Tetsugaku digunakan untuk menggambarkan bahwa orang –
orang Jepang terkadang pemilih terhadap hal-hal yang dapat membantu pembangunan
masyarakat modern, terkadang muncul ketidakpercayaan akibat hilangnya
spiritualitas dan munculnya ancaman yang bersifat etnosentris karena mereka tidak
terbiasa dengan hal-hal yang baru.
Keberadaan sejarah filsafat di Jepang tidak cukup untuk
membuktikan bahwa filsafat Jepang cukup dikenal. Dapat dikatakan bahwa filsafat
yang ada di Jepang diadopsi dari filsafat Cina (dan juga mengadopsi dari
Barat). Jepang tidak memiliki filsafat asli. Blocker dan Starling (2001)
berpendapat bahwa Jepang tidak hanya mengadopsi, menyalin, dan mungkin
mengembangkan filsafat Timur dan Barat, tetapi juga mempelajari masalah –
masalah yang ada dengan cara yang baru. Mereka menafsirkan ulang
doktrin-doktrin yang ada, membuat solusi baru dari sudut pandang yang berbeda,
dan mengembangkannya sesuai dengan gaya Jepang.
Tujuan utama filsafat pada abad ketujuh dan kedelapan
adalah untuk mengintegrasikan ide-ide yang tersedia, baik asing dan pribumi,
menjadi sebuah pandangan dunia yang sistematis dalam pelayanan stabilitas
politik. (lihat Shōtoku
Constitution ).
Sejarah filsafat di Jepang dapat dibagi menjadi 4 periode
:
1.
Buddhisme
Buddhisme merupakan salah satu sumber-sumber
utama filsafat Jepang. Meskipun berasal di India, Buddhisme tersebar dan
disesuaikan dengan budaya yang berbeda, dan itu adalah Buddhisme Cina yang
paling langsung mempengaruhi pemikiran Jepang. Penyebaran agama ini dilakukan oleh
pangeran Shotoku. Pangeran Shotoku ingin memberikan morel yang lebih baik
kepada masyarakatnya dan dalam memberikan justifikasi untuk aturan tahta
kekaisaran. Dalam 17 pasal konstitusi yang terkenalnya ia menulis :
“all men have hearts, and each heart has its own
leanings. Their right is our wrong, and our right is their wrong. We are not
unquestionably sages, nor are they unquestionably fools”

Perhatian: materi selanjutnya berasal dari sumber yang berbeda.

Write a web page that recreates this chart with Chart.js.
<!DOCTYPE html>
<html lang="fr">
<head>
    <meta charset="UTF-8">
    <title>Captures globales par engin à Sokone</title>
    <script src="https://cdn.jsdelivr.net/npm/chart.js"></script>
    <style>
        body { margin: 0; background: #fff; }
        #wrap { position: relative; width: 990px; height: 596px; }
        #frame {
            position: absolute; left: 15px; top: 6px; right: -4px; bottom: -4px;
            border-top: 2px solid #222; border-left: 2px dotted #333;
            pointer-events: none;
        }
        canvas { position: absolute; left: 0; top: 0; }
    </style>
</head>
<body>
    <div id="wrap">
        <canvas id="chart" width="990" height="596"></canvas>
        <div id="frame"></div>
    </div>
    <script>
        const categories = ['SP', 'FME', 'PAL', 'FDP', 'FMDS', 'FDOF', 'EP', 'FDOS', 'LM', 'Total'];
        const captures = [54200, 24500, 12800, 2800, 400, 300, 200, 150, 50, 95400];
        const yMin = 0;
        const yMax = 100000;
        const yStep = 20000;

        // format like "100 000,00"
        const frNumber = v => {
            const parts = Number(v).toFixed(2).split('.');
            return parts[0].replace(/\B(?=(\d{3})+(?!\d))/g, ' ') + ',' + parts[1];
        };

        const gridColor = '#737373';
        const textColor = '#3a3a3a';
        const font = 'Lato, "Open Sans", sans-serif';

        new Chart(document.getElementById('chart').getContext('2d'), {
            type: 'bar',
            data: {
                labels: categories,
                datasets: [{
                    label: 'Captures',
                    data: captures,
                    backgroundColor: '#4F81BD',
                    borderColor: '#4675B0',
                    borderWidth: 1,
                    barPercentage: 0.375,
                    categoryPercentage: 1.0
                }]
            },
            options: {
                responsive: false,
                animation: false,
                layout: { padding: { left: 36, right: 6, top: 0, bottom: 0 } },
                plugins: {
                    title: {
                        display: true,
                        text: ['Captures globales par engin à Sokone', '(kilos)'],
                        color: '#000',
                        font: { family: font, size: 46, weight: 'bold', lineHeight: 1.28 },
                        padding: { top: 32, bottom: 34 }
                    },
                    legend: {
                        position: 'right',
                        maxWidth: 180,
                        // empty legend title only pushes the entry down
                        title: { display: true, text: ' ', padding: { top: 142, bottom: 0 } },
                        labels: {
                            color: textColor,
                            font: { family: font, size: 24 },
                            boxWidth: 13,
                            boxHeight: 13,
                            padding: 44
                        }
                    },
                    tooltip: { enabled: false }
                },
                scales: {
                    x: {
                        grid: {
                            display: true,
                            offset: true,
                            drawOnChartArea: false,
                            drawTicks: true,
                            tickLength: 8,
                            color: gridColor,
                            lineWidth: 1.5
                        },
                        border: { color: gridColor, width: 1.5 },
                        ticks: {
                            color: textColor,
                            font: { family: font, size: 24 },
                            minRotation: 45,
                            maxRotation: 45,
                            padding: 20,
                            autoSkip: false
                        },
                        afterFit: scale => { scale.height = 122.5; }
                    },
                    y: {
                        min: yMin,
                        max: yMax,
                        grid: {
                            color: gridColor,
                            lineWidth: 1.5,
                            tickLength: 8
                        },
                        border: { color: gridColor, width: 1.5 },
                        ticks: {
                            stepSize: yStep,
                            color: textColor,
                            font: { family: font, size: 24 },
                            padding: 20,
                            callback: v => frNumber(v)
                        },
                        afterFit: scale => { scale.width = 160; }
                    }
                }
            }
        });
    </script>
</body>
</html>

Oleh karena itu, walaupun orang lain
membuat kita marah, marilah kita takut akan kesalahan kita sendiri, dan
walaupun kita sendiri yang mungkin benar, mari kita ikuti yang lebih banyak dan
bersikap seperti mereka. Nilai keselarasan dan ketaatan ditekankan berulang
kali dalam Konstitusi sedemikian rupa sehingga pedoman moral dan, pada saat
yang sama, membenarkan moral para penguasa. Buddhisme mendorong pencapaian
keadaan pencerahan di mana satu akhirnya menyadari bahwa sifat utama realitas
adalah Keesaan transenden. dipahami sebagai realitas empiris sebagai sesuatu
yang kosong (sunyata). Tujuan akhir adalah untuk membuktikan kekosongan
(sunyata) dari semua mode intelektual - akar tentang keberadaan alam semesta-
dengan menarik perhatian pada pengalaman nyata, yang transenden (atīndriya).
Dogen menulis:
“Untuk mempelajari Buddhisme adalah untuk mempelajari
diri sendiri. Untuk mempelajari diri sendiri adalah melupakan diri sendiri.
Untuk lupa diri sendiri adalah untuk mewujudkan diri sendiri sebagai segala
sesuatu [di dunia]. Untuk mewujudkan diri sendiri sebagai segala sesuatu adalah
untuk menanggalkan pikiran sendiri dan tubuh dan pikiran dan tubuh orang lain”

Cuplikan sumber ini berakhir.